Correctness: Yes, except for the claims around injectivity above.
Clarity: The paper is very well-written and easy to follow. The main text is self-contained, and the supplementary material provides many additional details and results.
Relation to Prior Work: The paper omits critical references and comparisons to recent work on universal and arbitrary style transfer; see comments above.
Reproducibility: Yes
Additional Feedback: On the whole this is a strong paper. There is an incorrect claim about the injectivity of the encoder, but this can be removed without affecting the overall results. More importantly, the main weakness of the paper is that it omits critical references and comparisons to recent work on universal style transfer. In the rebuttal I would like the authors to comment on connections and comparisons between these methods and their work.
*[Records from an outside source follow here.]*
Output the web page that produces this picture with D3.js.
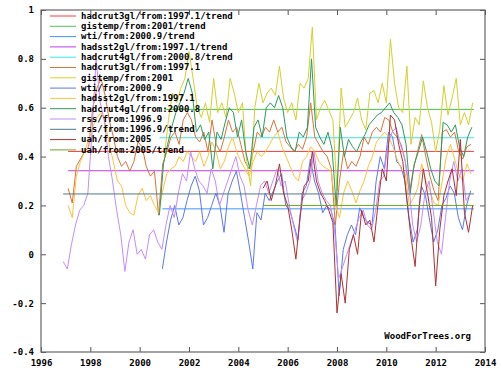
<!DOCTYPE html>
<html>
<head>
<meta charset="utf-8">
<script src="https://cdn.jsdelivr.net/npm/d3@7"></script>
<style>
  body { margin: 0; background: #fff; }
  text { font-family: "DejaVu Sans Mono", monospace; font-weight: bold; font-size: 9px; fill: #000; }
</style>
</head>
<body>
<div id="chart"></div>
<script>
// monthly-ish series, sampled every 2 months from each start year
const step = 1 / 6;

const hadcrut3Start = 1997.1;
const hadcrut3 = [0.27,0.21,0.36,0.39,0.42,0.44,0.60,0.68,0.72,0.65,0.55,0.48,
  0.40,0.36,0.38,0.34,0.38,0.46,0.44,0.36,0.32,0.34,0.16,0.37,
  0.42,0.48,0.50,0.45,0.55,0.58,0.55,0.48,0.46,0.50,0.42,0.55,
  0.45,0.42,0.48,0.55,0.50,0.52,0.45,0.38,0.35,0.42,0.50,0.48,
  0.52,0.50,0.55,0.50,0.52,0.46,0.44,0.42,0.45,0.43,0.48,0.62,
  0.48,0.45,0.42,0.40,0.35,0.12,0.30,0.42,0.35,0.38,0.36,0.40,
  0.48,0.45,0.50,0.52,0.50,0.56,0.55,0.50,0.48,0.45,0.38,0.25,
  0.35,0.42,0.49,0.40,0.32,0.26,0.22,0.50,0.51,0.48,0.50,0.42,
  0.39,0.44,0.45];

const gistempStart = 2001.0;
const gistemp = [0.40,0.55,0.66,0.62,0.68,0.72,0.83,0.72,0.60,0.56,0.62,0.54,
  0.72,0.58,0.62,0.56,0.72,0.66,0.58,0.62,0.38,0.28,0.60,0.70,
  0.62,0.66,0.68,0.65,0.77,0.64,0.58,0.62,0.55,0.70,0.68,0.72,
  0.93,0.55,0.60,0.63,0.59,0.55,0.26,0.68,0.52,0.55,0.58,0.64,
  0.55,0.51,0.66,0.67,0.62,0.70,0.62,0.88,0.70,0.60,0.58,0.77,
  0.45,0.56,0.53,0.71,0.60,0.54,0.42,0.51,0.69,0.57,0.64,0.72,
  0.53,0.58,0.53,0.62];

const wtiStart = 2000.92;
const wti = [-0.06,0.05,0.14,0.20,0.12,0.15,0.22,0.28,0.32,0.26,0.12,0.15,
  0.20,0.25,0.20,0.09,0.25,0.30,0.34,0.25,0.15,0.05,-0.06,0.17,
  0.14,0.25,0.22,0.26,0.30,0.33,0.20,0.18,0.12,0.06,0.25,0.28,
  0.39,0.30,0.25,0.17,0.20,0.18,0.12,-0.17,0.02,0.08,0.12,0.08,
  0.19,0.15,0.13,0.12,0.30,0.40,0.35,0.50,0.48,0.38,0.36,0.30,
  0.15,0.05,0.10,0.28,0.24,0.14,0.05,0.10,0.20,0.23,0.28,0.25,
  0.15,0.10,0.20,0.26];

const hadsst2Start = 1997.1;
const hadsst2 = [0.20,0.15,0.32,0.38,0.42,0.47,0.52,0.56,0.58,0.54,0.45,0.38,
  0.30,0.28,0.20,0.17,0.16,0.24,0.27,0.22,0.24,0.20,0.17,0.26,
  0.33,0.35,0.36,0.40,0.38,0.42,0.40,0.38,0.42,0.36,0.40,0.46,
  0.42,0.35,0.38,0.44,0.48,0.42,0.38,0.35,0.32,0.38,0.42,0.40,
  0.42,0.45,0.48,0.50,0.44,0.40,0.36,0.32,0.30,0.38,0.40,0.44,
  0.42,0.38,0.36,0.35,0.34,0.20,0.15,0.25,0.30,0.26,0.21,0.26,
  0.30,0.36,0.40,0.46,0.48,0.50,0.48,0.44,0.39,0.35,0.33,0.20,
  0.23,0.27,0.37,0.30,0.26,0.21,0.20,0.30,0.40,0.45,0.39,0.33,
  0.30,0.37,0.33];

const hadcrut4Start = 2000.8;
const hadcrut4 = [0.16,0.37,0.45,0.52,0.58,0.62,0.66,0.72,0.66,0.50,0.53,0.47,
  0.50,0.35,0.50,0.47,0.54,0.60,0.58,0.48,0.55,0.42,0.35,0.52,
  0.55,0.48,0.60,0.62,0.60,0.65,0.60,0.48,0.44,0.42,0.50,0.48,
  0.52,0.80,0.52,0.48,0.45,0.50,0.43,0.20,0.52,0.40,0.47,0.44,
  0.42,0.46,0.49,0.53,0.55,0.57,0.58,0.60,0.62,0.58,0.56,0.53,
  0.45,0.25,0.37,0.42,0.48,0.42,0.35,0.30,0.28,0.54,0.53,0.50,
  0.53,0.44,0.40,0.48,0.52];

const rssStart = 1996.9;
const rss = [-0.03,-0.06,0.04,0.12,0.18,0.20,0.25,0.50,0.80,0.62,0.55,0.40,
  0.30,0.18,0.08,-0.07,0.05,0.10,0.00,0.02,-0.02,0.08,0.10,0.05,
  0.02,0.12,0.20,0.15,0.25,0.33,0.30,0.42,0.35,0.30,0.28,0.25,
  0.35,0.30,0.20,0.25,0.30,0.35,0.40,0.32,0.28,0.18,0.12,0.20,
  0.28,0.30,0.25,0.30,0.35,0.28,0.30,0.20,0.12,0.05,0.22,0.25,
  0.30,0.42,0.30,0.25,0.22,0.20,0.10,-0.10,-0.05,0.00,0.05,0.10,
  0.15,0.18,0.12,0.10,0.18,0.30,0.32,0.45,0.50,0.52,0.45,0.40,
  0.30,0.12,0.05,0.12,0.25,0.30,0.18,0.05,0.00,0.15,0.30,0.38,
  0.30,0.35,0.22,0.25];

const uahStart = 2005.0;
const uah = [0.27,0.30,0.22,0.28,0.37,0.25,0.20,0.10,-0.02,0.15,0.28,0.30,
  0.42,0.30,0.25,0.22,0.18,0.13,-0.24,-0.08,-0.20,0.02,0.08,0.00,
  0.18,0.12,0.14,0.05,0.21,0.35,0.30,0.57,0.55,0.45,0.38,0.22,
  0.07,-0.05,0.20,0.35,0.25,0.15,-0.13,0.10,0.24,0.30,0.35,0.24,
  0.47,0.17,0.09,0.20];

// flat least-squares trends, from start year to the last month
const trendEnd = 2013.55;
const hadcrut3Trend = 0.421;
const gistempTrend = 0.593;
const wtiTrend = 0.186;
const hadsst2Trend = 0.342;
const hadcrut4Trend = 0.477;
const rssTrend = 0.247;
const uahTrend = 0.200;

const legendLabels = [
  'hadcrut3gl/from:1997.1/trend', 'gistemp/from:2001/trend', 'wti/from:2000.9/trend',
  'hadsst2gl/from:1997.1/trend', 'hadcrut4gl/from:2000.8/trend', 'hadcrut3gl/from:1997.1',
  'gistemp/from:2001', 'wti/from:2000.9', 'hadsst2gl/from:1997.1', 'hadcrut4gl/from:2000.8',
  'rss/from:1996.9', 'rss/from:1996.9/trend', 'uah/from:2005', 'uah/from:2005/trend'
];
const colors = ['#ff3c3c', '#4cc84c', '#3c96ff', '#c03cf0', '#3ce4e4', '#d8743c',
  '#d4d02c', '#5a78f0', '#ffc23c', '#2e9a5e', '#c48cff', '#4e7888', '#b03030', '#6aa626'];

const yTicks = [-0.4, -0.2, 0, 0.2, 0.4, 0.6, 0.8, 1];
const xTicks = [1996, 1998, 2000, 2002, 2004, 2006, 2008, 2010, 2012, 2014];

const width = 503, height = 376;
const margin = { top: 10, right: 18, bottom: 24, left: 41 };

const svg = d3.select('#chart').append('svg')
    .attr('width', width)
    .attr('height', height);

const x = d3.scaleLinear().domain([1996, 2014]).range([margin.left, width - margin.right]);
const y = d3.scaleLinear().domain([-0.4, 1]).range([height - margin.bottom, margin.top]);

const toPoints = (start, vals) => vals.map((v, i) => [start + i * step, v]);
const trendPts = (start, v) => [[start, v], [trendEnd, v]];

// same order as the legend (and drawing order)
const layers = [
  trendPts(hadcrut3Start, hadcrut3Trend),
  trendPts(gistempStart, gistempTrend),
  trendPts(wtiStart, wtiTrend),
  trendPts(hadsst2Start, hadsst2Trend),
  trendPts(hadcrut4Start, hadcrut4Trend),
  toPoints(hadcrut3Start, hadcrut3),
  toPoints(gistempStart, gistemp),
  toPoints(wtiStart, wti),
  toPoints(hadsst2Start, hadsst2),
  toPoints(hadcrut4Start, hadcrut4),
  toPoints(rssStart, rss),
  trendPts(rssStart, rssTrend),
  toPoints(uahStart, uah),
  trendPts(uahStart, uahTrend)
];

const line = d3.line().x(d => x(d[0])).y(d => y(d[1]));

svg.append('g').selectAll('path')
    .data(layers)
    .enter().append('path')
    .attr('d', line)
    .attr('fill', 'none')
    .attr('stroke', (d, i) => colors[i])
    .attr('stroke-width', 1);

// legend (no box, lines pass through it like in gnuplot)
const legend = svg.append('g').selectAll('g')
    .data(legendLabels)
    .enter().append('g')
    .attr('transform', (d, i) => 'translate(50,' + (16 + i * 10.3) + ')');
legend.append('line')
    .attr('x1', 0).attr('x2', 26)
    .attr('stroke', (d, i) => colors[i])
    .attr('stroke-width', 1);
legend.append('text')
    .attr('x', 31).attr('dy', '0.32em')
    .text(d => d);

// axes with inward ticks on all four sides
const fmt = d => String(+d.toFixed(1));
const axisStyle = g => {
    g.select('.domain').remove();
    g.selectAll('.tick line').attr('stroke', '#555');
    g.selectAll('.tick text').attr('font-family', null).attr('font-size', null);
};
svg.append('g')
    .attr('transform', 'translate(' + margin.left + ',0)')
    .call(d3.axisLeft(y).tickValues(yTicks).tickSize(-5).tickPadding(7).tickFormat(fmt))
    .call(axisStyle);
svg.append('g')
    .attr('transform', 'translate(' + (width - margin.right) + ',0)')
    .call(d3.axisRight(y).tickValues(yTicks).tickSize(-5).tickFormat(''))
    .call(axisStyle);
svg.append('g')
    .attr('transform', 'translate(0,' + (height - margin.bottom) + ')')
    .call(d3.axisBottom(x).tickValues(xTicks).tickSize(-5).tickPadding(8).tickFormat(d3.format('d')))
    .call(axisStyle);
svg.append('g')
    .attr('transform', 'translate(0,' + margin.top + ')')
    .call(d3.axisTop(x).tickValues(xTicks).tickSize(-5).tickFormat(''))
    .call(axisStyle);

svg.append('rect')
    .attr('x', margin.left).attr('y', margin.top)
    .attr('width', width - margin.left - margin.right)
    .attr('height', height - margin.top - margin.bottom)
    .attr('fill', 'none')
    .attr('stroke', '#666')
    .attr('stroke-width', 1.2);

svg.append('text')
    .attr('x', 471).attr('y', 339)
    .attr('text-anchor', 'end')
    .text('WoodForTrees.org');
</script>
</body>
</html>
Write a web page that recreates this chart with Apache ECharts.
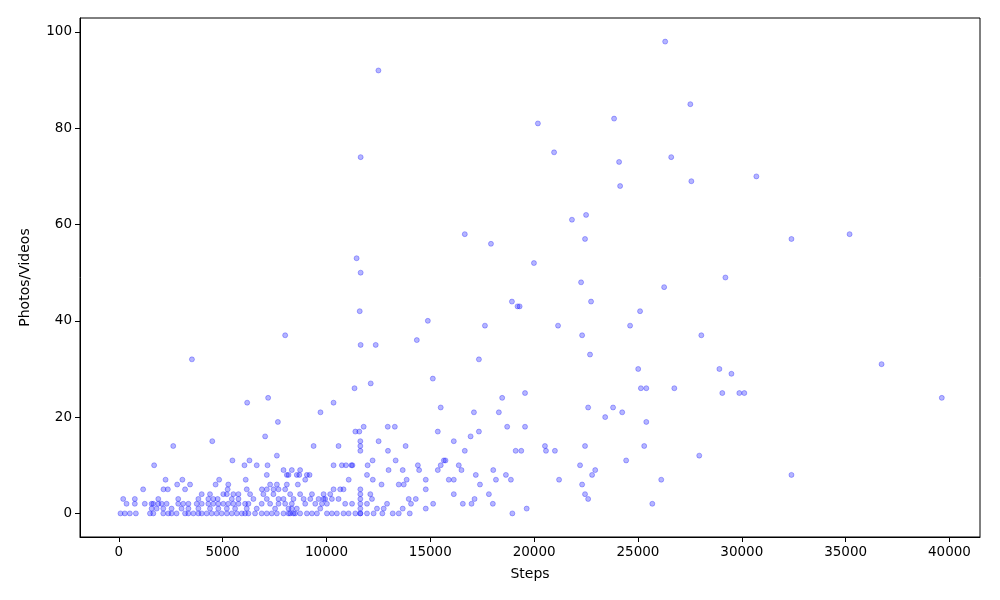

I am also concerned about the fact that the Broader Impacts section of this paper contains an additional figure showing additional experimental results and an additional application of the method; this seems to me like a violation of the paper formatting guidelines, which state: “Submissions are limited to eight content pages, including all figures and tables; additional pages containing a statement of broader impact, acknowledgements and funding disclosures, and references are allowed.” On the whole I lean slightly towards acceptance, since the method is novel and interesting, the results are convincing, and the paper is well-written. I would feel more positively about the paper if the authors could provide a more convincing discussion or comparison of their results with recent work on universal style transfer. Note also that my rating does not reflect the potential violation of the paper formatting guidelines; I defer to the AC for this issue. =================UPDATE=================== I have read the other reviews and the author response; the author response addresses all of my concerns with the paper (except the possible violation of paper formatting guidelines, to which I defer to the AC). I agree with R1 that this paper is not the first to disentangle style and content, and agree that (especially the first two) additional references provided by R1 ought to have been cited. However I agree with the authors that their work is similar but not identical to these prior methods, and furthermore that the submission has significantly more impressive qualitative results than these prior approaches. I can see the similarity with FUNIT that R3 is concerned about, but I also agree with the authors that their work is again clearly novel and distinct from this prior work, so I disagree with R3 that the similarity with FUNIT is a black mark against this paper. Overall I still think that this is a strong paper with clear writing and impressive results, and a clear accept.